Fort Thüngen is a historic fortification located in Dräi Eechelen Park. It is colloquially known as Three Acorns, in reference to the acorns that sit atop each of the three towers. Most of the original fortress was demolished after the 1867 Treaty of London. The three towers and the foundations of the rest of the fort were all that remained. During the 1990s, the site was reconstructed in its entirety. The building was reopened in 2012 as Musée Dräi Eechelen.
The Bock (Bockfiels) is a promontory that offered a natural fortification. It was here that Count Siegfried built his Castle of Lucilinburhuc in 963, providing a basis for the development of the town which became Luxembourg. the Bock also includes a system of casemates which originated in the cellars of the medieval castle and consists of a vast underground system of passages and galleries. The first tunnels for the underground defences below the old castle were dug out during the Spanish period in 1644. During the Second World War, they were used as a bomb shelter able to accommodate up to 35,000 people. It is a UNESCO's world heritage site.
Place Guillaume II is a town square located in the heart of Luxembourg's historic Ville Haute quarter. The square was originally the site of a Franciscan monastery. In 1804, the visiting Napoleon presented Place Guillaume II to the city as a gift. The town hall in the square was completed in 1838. Today the square is also used as an open air music venue.
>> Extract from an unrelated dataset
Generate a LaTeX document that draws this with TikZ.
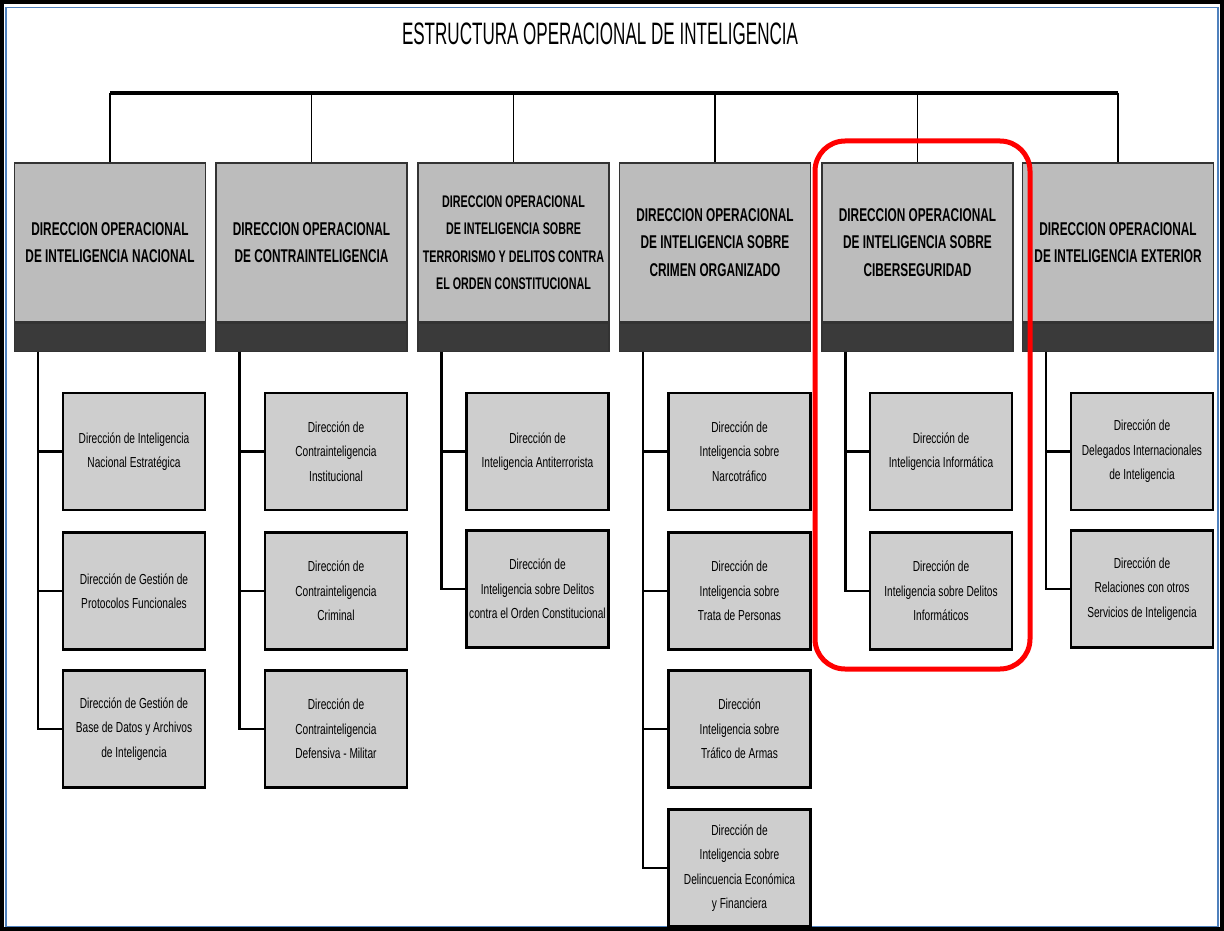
\documentclass[tikz,border=0pt]{standalone}
\usepackage{fontspec}
\newfontfamily\titlefont[FakeStretch=0.55]{Liberation Sans}
\newfontfamily\headfont[FakeStretch=0.64]{Liberation Sans}
\newfontfamily\subfont[FakeStretch=0.70]{Liberation Sans}
\definecolor{frameblue}{RGB}{79,129,189}
\definecolor{headgray}{RGB}{188,188,188}
\definecolor{bandgray}{RGB}{58,58,58}
\definecolor{subgray}{RGB}{206,206,206}
\begin{document}
\begin{tikzpicture}[x=1pt,y=-1pt,
  headbox/.style={rectangle,draw=black!80,line width=1.2pt,fill=headgray,
    minimum width=191pt,minimum height=159pt,inner sep=2pt,align=center,
    font=\headfont\bfseries\fontsize{18.5}{27.5}\selectfont},
  longhead/.style={inner xsep=0pt,font=\headfont\bfseries\fontsize{16.8}{27.5}\selectfont},
  bandbox/.style={rectangle,draw=black!80,line width=1.2pt,fill=bandgray,
    minimum width=191pt,minimum height=28pt,inner sep=0pt},
  subbox/.style={rectangle,draw=black,line width=2.6pt,fill=subgray,
    minimum width=142pt,minimum height=117pt,inner sep=2pt,align=center,
    text=black,font=\subfont\fontsize{14.5}{24.5}\selectfont},
  link/.style={draw=black,line width=2.2pt},
  drop/.style={draw=black,line width=1.6pt},
  bus/.style={draw=black,line width=3.6pt}]
\useasboundingbox (0,0) rectangle (1224,931);
\fill[white] (0,0) rectangle (1224,931);

% page frame
\draw[black,line width=4pt] (2,2) rectangle (1222,929);
\draw[frameblue,line width=1.5pt] (6,7.5) rectangle (1218,926.5);

% title
\node[font=\titlefont\fontsize{31}{32}\selectfont] (title) at (600,34)
  {ESTRUCTURA OPERACIONAL DE INTELIGENCIA};

% directorate heads
\node[headbox] (h1) at (110,242.5) {DIRECCION OPERACIONAL\\DE INTELIGENCIA NACIONAL};
\node[headbox] (h2) at (311.5,242.5) {DIRECCION OPERACIONAL\\DE CONTRAINTELIGENCIA};
\node[headbox,longhead] (h3) at (513.5,242.5) {DIRECCION OPERACIONAL\\DE INTELIGENCIA SOBRE\\TERRORISMO Y DELITOS CONTRA\\EL ORDEN CONSTITUCIONAL};
\node[headbox] (h4) at (715,242.5) {DIRECCION OPERACIONAL\\DE INTELIGENCIA SOBRE\\CRIMEN ORGANIZADO};
\node[headbox] (h5) at (917.5,242.5) {DIRECCION OPERACIONAL\\DE INTELIGENCIA SOBRE\\CIBERSEGURIDAD};
\node[headbox] (h6) at (1118,242.5) {DIRECCION OPERACIONAL\\DE INTELIGENCIA EXTERIOR};
\foreach \i in {1,...,6}{
  \node[bandbox,anchor=north] (b\i) at (h\i.south) {};
}

% top bus
\coordinate (busy) at (0,93);
\draw[bus] (h1.north |- busy) -- (h6.north |- busy);
\foreach \i in {1,...,6}{
  \draw[drop] (h\i.north |- busy) -- (h\i.north);
}

% sub-directorates
\node[subbox] (s11) at (134,451.5) {Dirección de Inteligencia\\Nacional Estratégica};
\node[subbox] (s12) at (134,591) {Dirección de Gestión de\\Protocolos Funcionales};
\node[subbox] (s13) at (134,729) {Dirección de Gestión de\\Base de Datos y Archivos\\de Inteligencia};

\node[subbox] (s21) at (336,451.5) {Dirección de\\Contrainteligencia\\Institucional};
\node[subbox] (s22) at (336,591) {Dirección de\\Contrainteligencia\\Criminal};
\node[subbox] (s23) at (336,729) {Dirección de\\Contrainteligencia\\Defensiva - Militar};

\node[subbox] (s31) at (537.5,451.5) {Dirección de\\Inteligencia Antiterrorista};
\node[subbox] (s32) at (537.5,589) {Dirección de\\Inteligencia sobre Delitos\\contra el Orden Constitucional};

\node[subbox] (s41) at (739.5,451.5) {Dirección de\\Inteligencia sobre\\Narcotráfico};
\node[subbox] (s42) at (739.5,591) {Dirección de\\Inteligencia sobre\\Trata de Personas};
\node[subbox] (s43) at (739.5,729) {Dirección\\Inteligencia sobre\\Tráfico de Armas};
\node[subbox] (s44) at (739.5,868) {Dirección de\\Inteligencia sobre\\Delincuencia Económica\\y Financiera};

\node[subbox] (s51) at (941,451.5) {Dirección de\\Inteligencia Informática};
\node[subbox] (s52) at (941,591) {Dirección de\\Inteligencia sobre Delitos\\Informáticos};

\node[subbox] (s61) at (1142,451.5) {Dirección de\\Delegados Internacionales\\de Inteligencia};
\node[subbox] (s62) at (1142,589) {Dirección de\\Relaciones con otros\\Servicios de Inteligencia};

% branch lines
\foreach \i in {1,...,6}{
  \coordinate (v\i) at ([xshift=24pt]b\i.south west);
}
\foreach \i/\n in {1/3,2/3,3/2,4/4,5/2,6/2}{
  \foreach \j in {1,...,\n}{
    \draw[link] (v\i) |- (s\i\j.west);
  }
}

% highlight around the cybersecurity branch
\draw[red,line width=5pt,rounded corners=30pt] (815,141) rectangle (1030,669);
\end{tikzpicture}
\end{document}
Notre-Dame Cathedral is the Roman Catholic Cathedral of Luxembourg City. It was originally a Jesuit church. Its cornerstone was laid in 1613; however, expansion was not completed until 1931. It is the only cathedral in Luxembourg. It was built in late gothic architecture, but has many Renaissance elements and adornments.
The National Museum of History and Art is a museum dedicated to displaying artworks and artefacts from all epochs of Luxembourg history. The origin of the museum dates back to 1839 when Luxembourg's independence was affirmed under the Treaty of London and native Luxembourgers began to show a greater interest in promoting the history of their country. The area is served by a few bus lines at Pfaffenthal, Um Bock stop.
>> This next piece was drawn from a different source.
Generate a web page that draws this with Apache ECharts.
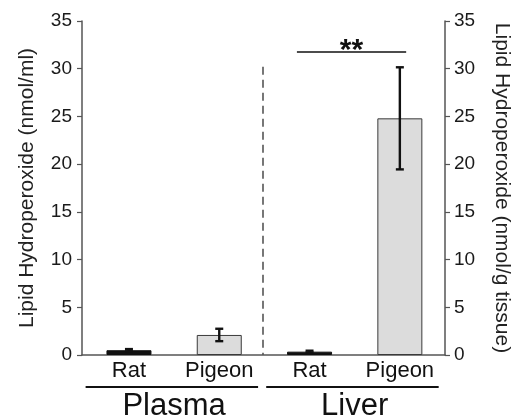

The Grand Ducal Palace is the official residence of the Grand Duke of Luxembourg, and where he performs most of his duties as head of state of the Grand Duchy. The building was first the city hall of Luxembourg from 1572 to 1795, the seat of the prefecture of the Département des Forêts in 1795, and then the headquarters of the Luxembourg Government in 1817. From 1817, the palace became the residence of the Governor. Today, foreign heads of state are accommodated at the palace.
Opened in 1903, the Adolphe Bridge is an unofficial national symbol of sorts, representing Luxembourg's independence, and has become one of Luxembourg City's main tourist attractions. The bridge was named after Grand Duke Adolphe, who reigned Luxembourg from 1890 until 1905, and was the first monarch to hold the title not in personal union with another.
The Passerelle, also known as the Luxembourg Viaduct, is a viaduct. It is also known as the Old Bridge, in comparison with the Adolphe Bridge (the New Bridge). The Passerelle was built between 1859 and 1861 to connect the city centre with Luxembourg's new railway station, which was located away from the city centre so as to not detract from the defensive capabilities of the city's fortress.